- Wednesday, February 14, 2024

I didn’t fare too well on my Super Bowl bets. I wagered a six-way parlay (I know, right?) and a four-way parlay (got three out of four — that’s still a loser).

But I do know politics. And I’ll tell you something I’m so sure of that I’ve bet a lot more than my $10 Super Bowl wagers: There’s no chance President Biden is actually going to run for reelection in November.

Mr. Biden has been trying to hold it together (his staff is making sure to shield him from everything). But last week, it all came apart when special counsel Robert Hur released a report after a 15-month investigation of Mr. Biden’s alleged mishandling of classified documents. 

Mr. Hur said the facts he collected could — maybe — merit criminal charges, then added that Mr. Biden’s mental capacity is so diminished that if a case were to go to trial, “Mr. Biden would likely present himself to a jury, as he did during our interview of him, as a sympathetic, well-meaning, elderly man with a poor memory.”

Ouch.

In essence, Mr. Hur was saying he couldn’t get a jury to convict the doddering old man who can barely put a sentence together and can’t remember — within even a few years, mind you — when his son Beau died of cancer. So he wasn’t even going to try.

As if perfectly timed to illustrate Mr. Hur’s point, Mr. Biden proceeded to say he sees dead people. A lot of dead people. Last week, he mixed up every foreign leader he ever met, twice telling donors that he spoke with Helmut Kohl, who left office as German chancellor in 1998 and died in 2017, in 2021. He also said he chatted with French President Francois Mitterrand at the same G7 meeting, but he left office in 1995 and died in 1996.

Mr. Biden is not even in the same century.
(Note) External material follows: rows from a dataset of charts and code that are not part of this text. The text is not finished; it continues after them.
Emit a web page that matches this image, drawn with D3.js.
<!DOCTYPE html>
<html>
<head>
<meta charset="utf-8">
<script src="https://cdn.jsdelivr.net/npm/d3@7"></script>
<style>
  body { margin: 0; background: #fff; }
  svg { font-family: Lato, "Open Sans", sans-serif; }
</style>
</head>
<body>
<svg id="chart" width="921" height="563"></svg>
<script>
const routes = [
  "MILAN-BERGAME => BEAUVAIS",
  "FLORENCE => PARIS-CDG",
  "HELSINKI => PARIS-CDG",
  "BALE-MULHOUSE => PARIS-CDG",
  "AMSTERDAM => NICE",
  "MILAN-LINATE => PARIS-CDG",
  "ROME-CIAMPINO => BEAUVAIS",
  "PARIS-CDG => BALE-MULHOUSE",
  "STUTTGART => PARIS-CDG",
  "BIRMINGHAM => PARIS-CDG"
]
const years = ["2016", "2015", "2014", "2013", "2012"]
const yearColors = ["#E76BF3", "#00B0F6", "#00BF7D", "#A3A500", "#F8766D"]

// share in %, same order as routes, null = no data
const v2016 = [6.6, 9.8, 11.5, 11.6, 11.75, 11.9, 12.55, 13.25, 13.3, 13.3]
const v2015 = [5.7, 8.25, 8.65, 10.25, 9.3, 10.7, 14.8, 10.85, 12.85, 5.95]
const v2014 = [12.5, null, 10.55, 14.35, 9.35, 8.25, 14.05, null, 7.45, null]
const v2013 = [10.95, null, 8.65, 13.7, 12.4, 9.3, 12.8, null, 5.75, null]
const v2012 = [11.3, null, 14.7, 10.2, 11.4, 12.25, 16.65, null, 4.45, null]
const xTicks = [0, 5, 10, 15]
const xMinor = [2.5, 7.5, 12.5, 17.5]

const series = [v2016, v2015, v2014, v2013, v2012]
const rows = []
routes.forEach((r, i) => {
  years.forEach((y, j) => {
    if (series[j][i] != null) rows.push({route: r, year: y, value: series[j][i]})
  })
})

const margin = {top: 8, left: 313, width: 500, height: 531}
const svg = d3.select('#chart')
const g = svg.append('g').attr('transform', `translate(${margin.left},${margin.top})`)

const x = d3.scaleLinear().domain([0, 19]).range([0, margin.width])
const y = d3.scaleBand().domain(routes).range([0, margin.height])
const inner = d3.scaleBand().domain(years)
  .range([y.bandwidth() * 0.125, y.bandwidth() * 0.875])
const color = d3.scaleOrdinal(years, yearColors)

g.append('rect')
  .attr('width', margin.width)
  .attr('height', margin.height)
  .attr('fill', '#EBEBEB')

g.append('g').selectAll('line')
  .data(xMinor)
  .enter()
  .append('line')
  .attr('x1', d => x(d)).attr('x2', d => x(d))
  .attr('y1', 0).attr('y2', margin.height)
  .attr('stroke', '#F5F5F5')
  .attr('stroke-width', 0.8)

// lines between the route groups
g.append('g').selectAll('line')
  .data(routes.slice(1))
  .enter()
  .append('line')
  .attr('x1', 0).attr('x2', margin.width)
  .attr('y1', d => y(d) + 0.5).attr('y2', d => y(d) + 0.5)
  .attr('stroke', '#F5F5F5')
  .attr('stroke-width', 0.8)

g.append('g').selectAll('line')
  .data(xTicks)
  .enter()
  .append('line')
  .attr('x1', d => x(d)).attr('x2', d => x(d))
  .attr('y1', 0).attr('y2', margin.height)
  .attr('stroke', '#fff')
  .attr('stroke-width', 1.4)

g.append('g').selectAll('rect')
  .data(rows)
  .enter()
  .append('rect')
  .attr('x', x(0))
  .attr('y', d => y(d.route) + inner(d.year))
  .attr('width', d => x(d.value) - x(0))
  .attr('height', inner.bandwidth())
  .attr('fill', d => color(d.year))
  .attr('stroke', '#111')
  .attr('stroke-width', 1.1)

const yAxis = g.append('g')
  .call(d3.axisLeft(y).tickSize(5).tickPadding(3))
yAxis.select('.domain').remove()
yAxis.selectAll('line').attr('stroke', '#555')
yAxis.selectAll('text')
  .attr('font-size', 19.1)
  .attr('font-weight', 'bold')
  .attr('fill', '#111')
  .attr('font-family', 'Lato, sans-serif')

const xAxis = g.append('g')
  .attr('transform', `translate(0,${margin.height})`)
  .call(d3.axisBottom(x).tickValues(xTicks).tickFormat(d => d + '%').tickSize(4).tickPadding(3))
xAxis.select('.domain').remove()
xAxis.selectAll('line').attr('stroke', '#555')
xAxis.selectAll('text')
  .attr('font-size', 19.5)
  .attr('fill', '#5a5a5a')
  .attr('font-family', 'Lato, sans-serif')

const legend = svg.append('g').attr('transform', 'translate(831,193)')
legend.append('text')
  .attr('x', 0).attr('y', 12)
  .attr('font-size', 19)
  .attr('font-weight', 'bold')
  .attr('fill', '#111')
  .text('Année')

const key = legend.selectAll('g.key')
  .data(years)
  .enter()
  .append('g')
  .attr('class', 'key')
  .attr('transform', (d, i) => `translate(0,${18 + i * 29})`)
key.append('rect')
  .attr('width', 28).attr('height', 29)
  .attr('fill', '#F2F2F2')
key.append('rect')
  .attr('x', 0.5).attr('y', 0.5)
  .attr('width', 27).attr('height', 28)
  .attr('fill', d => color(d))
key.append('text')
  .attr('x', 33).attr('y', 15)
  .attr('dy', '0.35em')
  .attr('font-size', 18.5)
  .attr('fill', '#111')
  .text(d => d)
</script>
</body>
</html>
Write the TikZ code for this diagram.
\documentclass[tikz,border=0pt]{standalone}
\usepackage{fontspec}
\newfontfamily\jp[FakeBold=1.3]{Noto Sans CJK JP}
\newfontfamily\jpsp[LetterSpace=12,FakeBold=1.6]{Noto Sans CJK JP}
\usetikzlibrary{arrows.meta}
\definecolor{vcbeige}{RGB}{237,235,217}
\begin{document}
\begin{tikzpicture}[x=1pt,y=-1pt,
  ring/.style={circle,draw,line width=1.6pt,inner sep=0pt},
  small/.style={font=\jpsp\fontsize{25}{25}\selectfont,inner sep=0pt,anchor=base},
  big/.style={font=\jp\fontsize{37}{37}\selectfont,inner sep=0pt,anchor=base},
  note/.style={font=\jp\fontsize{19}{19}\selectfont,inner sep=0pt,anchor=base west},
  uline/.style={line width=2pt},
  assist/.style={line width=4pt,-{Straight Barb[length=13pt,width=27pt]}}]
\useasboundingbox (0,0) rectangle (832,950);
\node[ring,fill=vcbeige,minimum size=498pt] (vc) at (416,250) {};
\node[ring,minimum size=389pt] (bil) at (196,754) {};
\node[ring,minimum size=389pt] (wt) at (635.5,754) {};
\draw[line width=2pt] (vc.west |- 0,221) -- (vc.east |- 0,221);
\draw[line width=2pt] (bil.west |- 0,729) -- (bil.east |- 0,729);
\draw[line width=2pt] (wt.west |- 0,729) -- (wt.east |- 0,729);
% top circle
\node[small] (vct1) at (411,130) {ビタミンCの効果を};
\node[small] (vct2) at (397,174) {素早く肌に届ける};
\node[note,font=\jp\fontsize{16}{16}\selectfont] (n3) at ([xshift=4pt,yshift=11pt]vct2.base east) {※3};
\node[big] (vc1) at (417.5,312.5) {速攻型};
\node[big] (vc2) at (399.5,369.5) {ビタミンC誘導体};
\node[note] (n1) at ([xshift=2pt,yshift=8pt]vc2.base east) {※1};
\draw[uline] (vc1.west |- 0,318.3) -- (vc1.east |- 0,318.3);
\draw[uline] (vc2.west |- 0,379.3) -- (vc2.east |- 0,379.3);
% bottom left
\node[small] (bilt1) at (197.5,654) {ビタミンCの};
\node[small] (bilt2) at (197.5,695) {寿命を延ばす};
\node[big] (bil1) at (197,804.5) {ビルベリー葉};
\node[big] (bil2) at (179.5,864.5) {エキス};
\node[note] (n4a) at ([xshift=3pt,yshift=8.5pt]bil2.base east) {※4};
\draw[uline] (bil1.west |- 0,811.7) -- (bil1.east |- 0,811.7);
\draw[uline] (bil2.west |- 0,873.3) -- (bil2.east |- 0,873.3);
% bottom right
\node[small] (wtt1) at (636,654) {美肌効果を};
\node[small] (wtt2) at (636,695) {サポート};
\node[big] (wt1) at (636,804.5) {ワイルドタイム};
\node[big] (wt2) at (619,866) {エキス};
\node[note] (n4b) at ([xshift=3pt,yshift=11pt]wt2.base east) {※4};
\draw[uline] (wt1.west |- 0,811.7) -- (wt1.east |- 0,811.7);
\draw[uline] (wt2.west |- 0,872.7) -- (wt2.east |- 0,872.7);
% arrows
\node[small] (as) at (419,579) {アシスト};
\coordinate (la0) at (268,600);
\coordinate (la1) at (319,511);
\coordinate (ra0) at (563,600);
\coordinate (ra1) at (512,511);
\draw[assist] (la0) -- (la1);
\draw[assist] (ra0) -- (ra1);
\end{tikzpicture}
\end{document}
What happened in 2020 — the COVID-19 pandemic meant Mr. Biden could hunker down in the basement of his mansion and still win — will not happen this time around. Even though his handlers are threatening to skip any debates — Mr. Biden even bailed on the softball Super Bowl appearance when NFL commentators kiss his feet — 2024 is not 2020. He’ll have to post up and fight, whether he likes it or not.

And 2024 will be different for another major reason: Last time was weird. This time, it’s just elder abuse. Mr. Biden is not all there — and we’ll all be there, God willing, should we live into our 80s, so that’s no crime — but to run him again would be flat-out abusive.

It won’t be easy. As Axios wrote this week, “A former Biden aide described Democrats’ dilemma: Taking the nomination away from Biden is like taking the car keys away from your parents.” True dat.

No one needs to be angry or partisan at this point. Now, it’s just sad. Mr. Biden was once a sharp mind ready and able to debate any topic (although he was nearly always on the wrong side), but now, well, again, it’s just sad.

Even The New York Times is bailing on Mr. Biden. In a wonderful understatement, the Times’ editorial board said, “He needs to do more to show the public that he is fully capable of holding office until age 86.” Even Maureen Dowd, long a liberal apologist, wrote Mr. Biden’s team “clearly has no plan for how to deal with the president’s age except to shield him and hide him and browbeat reporters who point out that his mental state is a genuine issue.”

Democrats are just now giving Mr. Biden a good long look. They’re starting to realize that if they run him in 2024, they’ll lose by a landslide. Losers don’t last in politics. Ask Al Gore.

While Politico’s Jonathan Martin is convinced Mr. Biden is going — “there is no ’they’ now poised to intervene,” he wrote this week — he just isn’t. Me, I think Mr. Biden has already blessed Gavin Newsom, 56, as his heir apparent. On Sunday, the California governor was in Las Vegas for the Super Bowl, hobnobbing with billionaires.

So bet on Mr. Newsom, and bet big. Disclaimer: I lost $20 on the Super Bowl.